What would happen if we were open to that kind of blessing?

What if we were willing to gather with Cappodocians and Mesopotamians and Oregonians and whoever else the Spirit put in the room with us and to just let each other be, trusting that God will give us understanding if we take the time to have the conversation?

This is the blessing
that comes
when we leave behind
our aloneness
when we gather
together
when we turn
toward one another.

For me, today, the gift of the Pentecost story is understanding. On Pentecost, the Spirit of God was poured out on all flesh, but it didn’t make them all the same.

It is one of the many things I so appreciate about you. You have fun together. You seek to welcome people without expecting them to pass a litmus test.
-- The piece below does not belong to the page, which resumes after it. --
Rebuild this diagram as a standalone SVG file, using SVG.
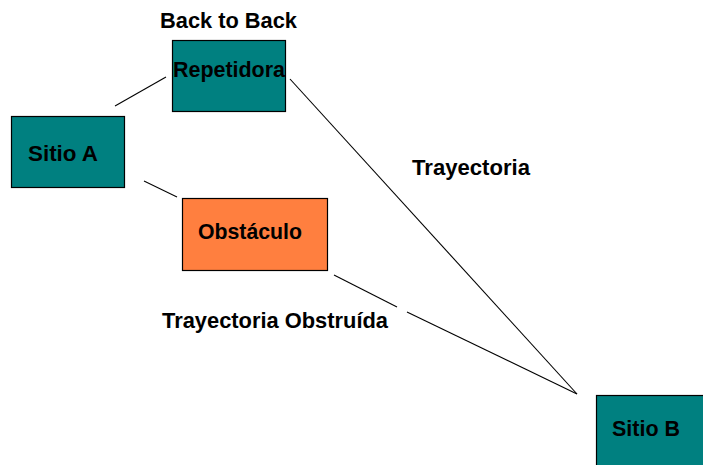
<svg xmlns="http://www.w3.org/2000/svg" width="703" height="465" viewBox="0 0 703 465">
<style>
.box{stroke:#000;stroke-width:1.2}
.teal{fill:#008080}
.orange{fill:#FF7F3F}
.t{font-family:"Liberation Sans",Arial,sans-serif;font-weight:bold;font-size:22px;fill:#000}
.c line{stroke:#000;stroke-width:1.1}
</style>
<rect width="703" height="465" fill="#fff"/>
<g id="connectors" class="c">
<line x1="115" y1="106" x2="166" y2="77"/>
<line x1="144" y1="181" x2="177" y2="197"/>
<line x1="290" y1="79" x2="577" y2="394"/>
<line x1="334" y1="275" x2="397" y2="307"/>
<line x1="407" y1="312" x2="577" y2="394"/>
</g>
<g id="label-back">
<text class="t" x="160" y="28" textLength="137" lengthAdjust="spacingAndGlyphs">Back to Back</text>
</g>
<g id="repetidora">
<rect class="box teal" x="172.5" y="40.5" width="113" height="71"/>
<text class="t" x="173" y="77" textLength="112" lengthAdjust="spacingAndGlyphs">Repetidora</text>
</g>
<g id="sitioA">
<rect class="box teal" x="11.5" y="116.5" width="113" height="71"/>
<text class="t" x="28" y="161" textLength="70" lengthAdjust="spacingAndGlyphs">Sitio A</text>
</g>
<g id="obstaculo">
<rect class="box orange" x="182.5" y="198.5" width="145" height="72"/>
<text class="t" x="198" y="239" textLength="104" lengthAdjust="spacingAndGlyphs">Obstáculo</text>
</g>
<g id="sitioB">
<rect class="box teal" x="596.5" y="395.5" width="110" height="75"/>
<text class="t" x="612" y="436" textLength="68" lengthAdjust="spacingAndGlyphs">Sitio B</text>
</g>
<g id="label-trayectoria">
<text class="t" x="412" y="175" textLength="118" lengthAdjust="spacingAndGlyphs">Trayectoria</text>
</g>
<g id="label-obstruida">
<text class="t" x="162" y="328" textLength="226" lengthAdjust="spacingAndGlyphs">Trayectoria Obstruída</text>
</g>
</svg>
You seek to be your authentic selves too, trying to allow individual expression and not let differences get in the way of loving each other.

Catherine of Sienna is quoted as saying:
“Be who God meant you to be and you will set the world on fire.”

It takes courage to be who you were meant to be.

It takes courage to allow others to live into who they were meant to be too.

It takes courage to open yourself to understanding someone else’s perspective.

So pray for the Spirit to come, to bring us together, to give us understanding in our differences, and to set the world on fire.

Amen.

6 thoughts on “Courage to Understand

  1. Oh, thank you! Thank you for speaking these words that have needed to be said. I feel this same way and I’m Lutheran! The poem is wonderful and says the important words “to speak AND to listen into the chaos”……we all need to listen with ears that can hear, not with closed ears and minds made up. It’s so difficult to speak a different message than people are used to hearing, with just a little twist in the message and a different meaning to the familiar words. Here we are, two thousand years later and still as entrenched in our own beliefs as ever.